Entries with chart source code:
━━━━━━

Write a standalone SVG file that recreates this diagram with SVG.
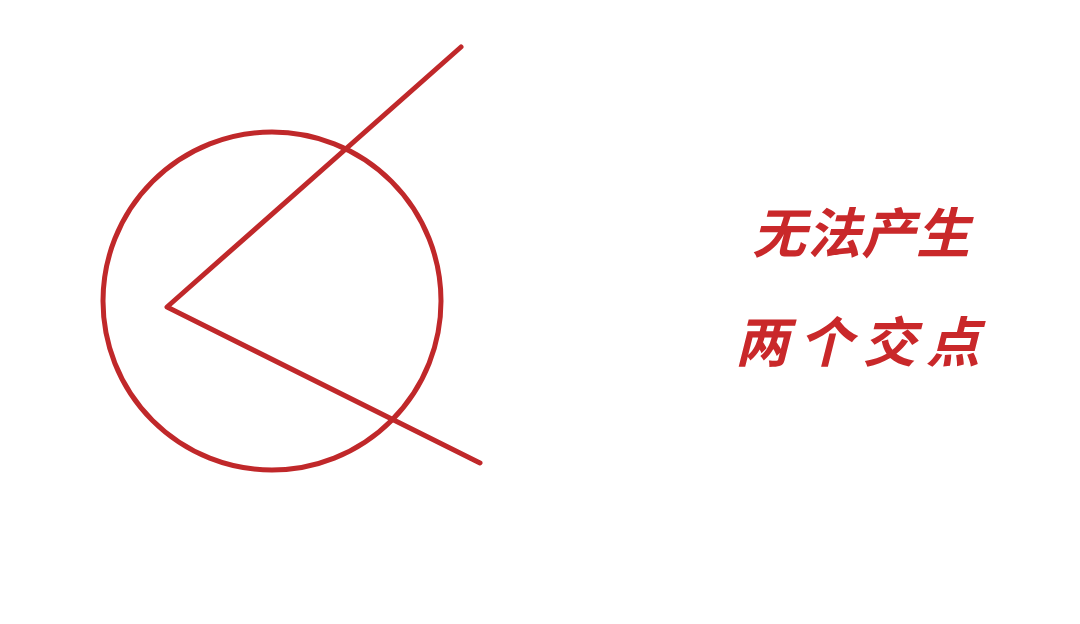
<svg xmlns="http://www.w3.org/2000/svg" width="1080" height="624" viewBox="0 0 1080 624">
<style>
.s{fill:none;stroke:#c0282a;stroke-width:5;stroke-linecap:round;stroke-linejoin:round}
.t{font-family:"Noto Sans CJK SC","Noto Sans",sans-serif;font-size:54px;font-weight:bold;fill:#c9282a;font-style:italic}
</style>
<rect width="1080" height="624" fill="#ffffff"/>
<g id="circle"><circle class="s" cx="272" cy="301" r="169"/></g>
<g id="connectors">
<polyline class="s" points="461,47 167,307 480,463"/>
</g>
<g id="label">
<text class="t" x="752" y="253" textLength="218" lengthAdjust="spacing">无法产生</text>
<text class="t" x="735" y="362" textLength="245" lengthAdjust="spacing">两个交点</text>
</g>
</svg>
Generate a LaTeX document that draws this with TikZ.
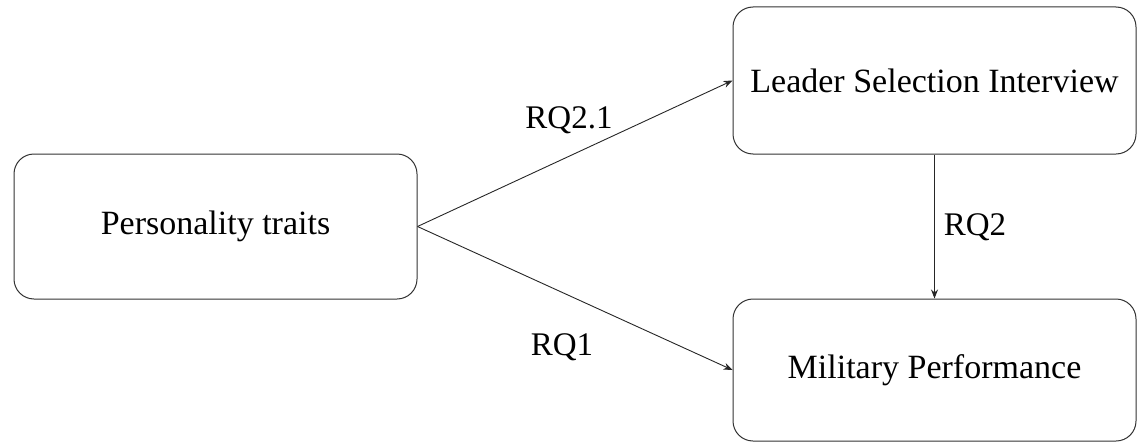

━━━━━━

All of the data above should be quoted exactly, except for the pictures.

Answer for the task:
Write a standalone SVG file that recreates this diagram with SVG.
<svg xmlns="http://www.w3.org/2000/svg" width="1080" height="624" viewBox="0 0 1080 624">
<style>
.s{fill:none;stroke:#c0282a;stroke-width:5;stroke-linecap:round;stroke-linejoin:round}
.t{font-family:"Noto Sans CJK SC","Noto Sans",sans-serif;font-size:54px;font-weight:bold;fill:#c9282a;font-style:italic}
</style>
<rect width="1080" height="624" fill="#ffffff"/>
<g id="circle"><circle class="s" cx="272" cy="301" r="169"/></g>
<g id="connectors">
<polyline class="s" points="461,47 167,307 480,463"/>
</g>
<g id="label">
<text class="t" x="752" y="253" textLength="218" lengthAdjust="spacing">无法产生</text>
<text class="t" x="735" y="362" textLength="245" lengthAdjust="spacing">两个交点</text>
</g>
</svg>
Generate a LaTeX document that draws this with TikZ.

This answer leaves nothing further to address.